*TASK TO CARRY OUT*
Copy, in full, each line of the material that holds the word "chart".

[Figure scripts]
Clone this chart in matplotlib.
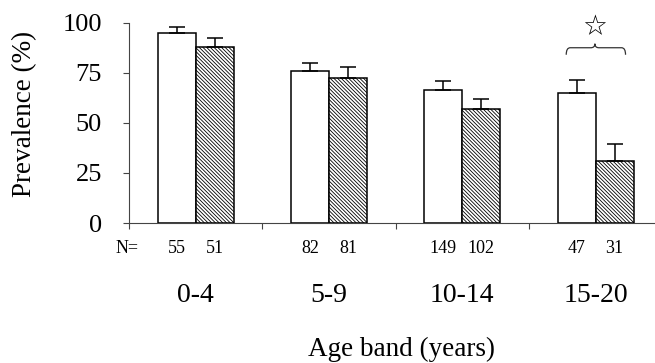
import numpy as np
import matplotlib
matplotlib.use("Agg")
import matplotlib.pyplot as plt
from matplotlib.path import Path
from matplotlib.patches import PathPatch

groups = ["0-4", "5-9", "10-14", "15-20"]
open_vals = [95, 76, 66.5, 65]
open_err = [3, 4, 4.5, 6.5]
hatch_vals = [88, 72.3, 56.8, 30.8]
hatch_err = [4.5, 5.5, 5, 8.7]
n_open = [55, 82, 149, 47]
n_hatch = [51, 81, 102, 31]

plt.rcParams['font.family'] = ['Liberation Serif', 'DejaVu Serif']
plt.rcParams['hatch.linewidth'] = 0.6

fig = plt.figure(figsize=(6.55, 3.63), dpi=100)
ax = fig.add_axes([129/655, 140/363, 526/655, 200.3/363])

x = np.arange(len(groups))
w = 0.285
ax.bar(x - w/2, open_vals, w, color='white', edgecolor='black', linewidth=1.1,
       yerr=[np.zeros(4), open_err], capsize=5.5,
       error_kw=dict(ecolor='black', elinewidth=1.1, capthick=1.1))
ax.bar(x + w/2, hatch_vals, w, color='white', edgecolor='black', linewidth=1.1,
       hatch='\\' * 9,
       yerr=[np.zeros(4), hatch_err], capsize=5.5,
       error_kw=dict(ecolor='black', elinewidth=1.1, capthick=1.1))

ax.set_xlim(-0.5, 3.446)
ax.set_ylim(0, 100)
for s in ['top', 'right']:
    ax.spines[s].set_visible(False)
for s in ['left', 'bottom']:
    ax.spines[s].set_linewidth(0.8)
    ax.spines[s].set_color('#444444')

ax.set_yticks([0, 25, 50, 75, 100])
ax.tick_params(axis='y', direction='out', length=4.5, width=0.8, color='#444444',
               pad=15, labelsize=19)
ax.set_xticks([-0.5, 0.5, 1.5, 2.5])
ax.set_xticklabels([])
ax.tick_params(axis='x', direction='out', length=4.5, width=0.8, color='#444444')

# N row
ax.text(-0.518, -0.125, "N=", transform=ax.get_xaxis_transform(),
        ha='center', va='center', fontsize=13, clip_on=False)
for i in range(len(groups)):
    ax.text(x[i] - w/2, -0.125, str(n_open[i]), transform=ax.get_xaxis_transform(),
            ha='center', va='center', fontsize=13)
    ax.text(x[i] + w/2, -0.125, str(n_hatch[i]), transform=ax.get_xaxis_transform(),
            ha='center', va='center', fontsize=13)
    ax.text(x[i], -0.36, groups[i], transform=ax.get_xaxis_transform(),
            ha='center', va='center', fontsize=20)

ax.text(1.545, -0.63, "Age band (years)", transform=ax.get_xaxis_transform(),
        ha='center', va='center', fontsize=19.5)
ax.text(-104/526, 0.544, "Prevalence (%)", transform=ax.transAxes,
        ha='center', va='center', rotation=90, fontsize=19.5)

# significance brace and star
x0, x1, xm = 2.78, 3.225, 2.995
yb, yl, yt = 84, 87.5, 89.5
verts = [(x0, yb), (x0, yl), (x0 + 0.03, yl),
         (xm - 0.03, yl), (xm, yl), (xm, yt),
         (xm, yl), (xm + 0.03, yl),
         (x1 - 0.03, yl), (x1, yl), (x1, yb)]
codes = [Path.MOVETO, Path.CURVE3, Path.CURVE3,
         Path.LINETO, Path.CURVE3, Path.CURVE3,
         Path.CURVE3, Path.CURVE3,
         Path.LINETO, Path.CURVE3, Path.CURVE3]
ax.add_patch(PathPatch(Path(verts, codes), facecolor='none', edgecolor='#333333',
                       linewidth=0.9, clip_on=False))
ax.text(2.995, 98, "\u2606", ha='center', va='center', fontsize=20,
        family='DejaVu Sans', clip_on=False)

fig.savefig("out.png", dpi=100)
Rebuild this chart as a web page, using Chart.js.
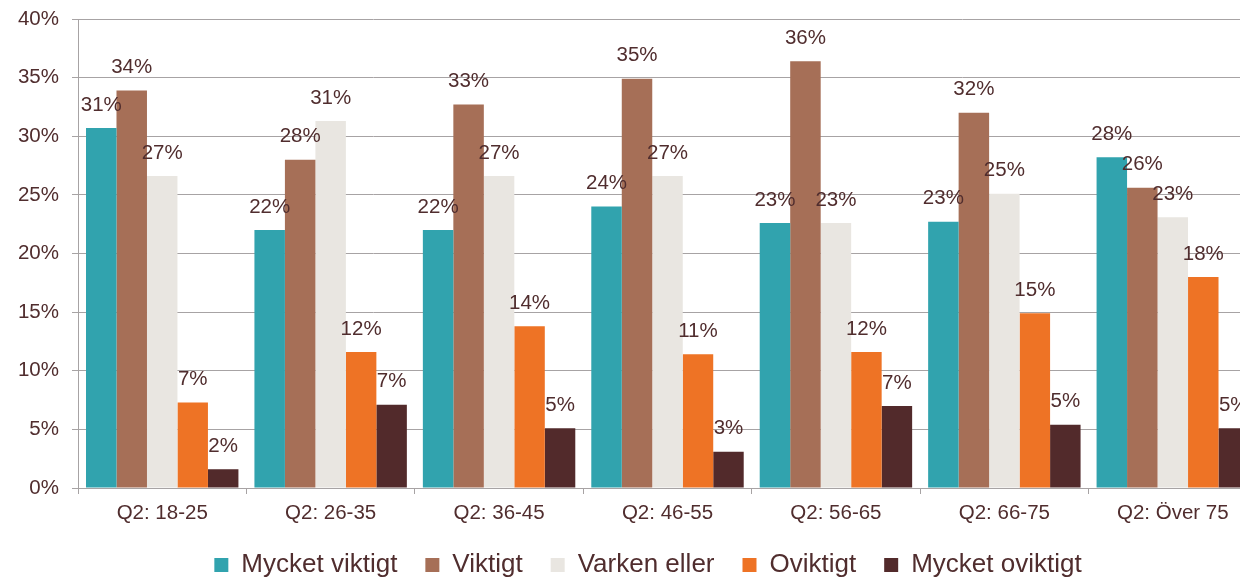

*EXERCISE OUTPUT*
Clone this chart in matplotlib.
Rebuild this chart as a web page, using Chart.js.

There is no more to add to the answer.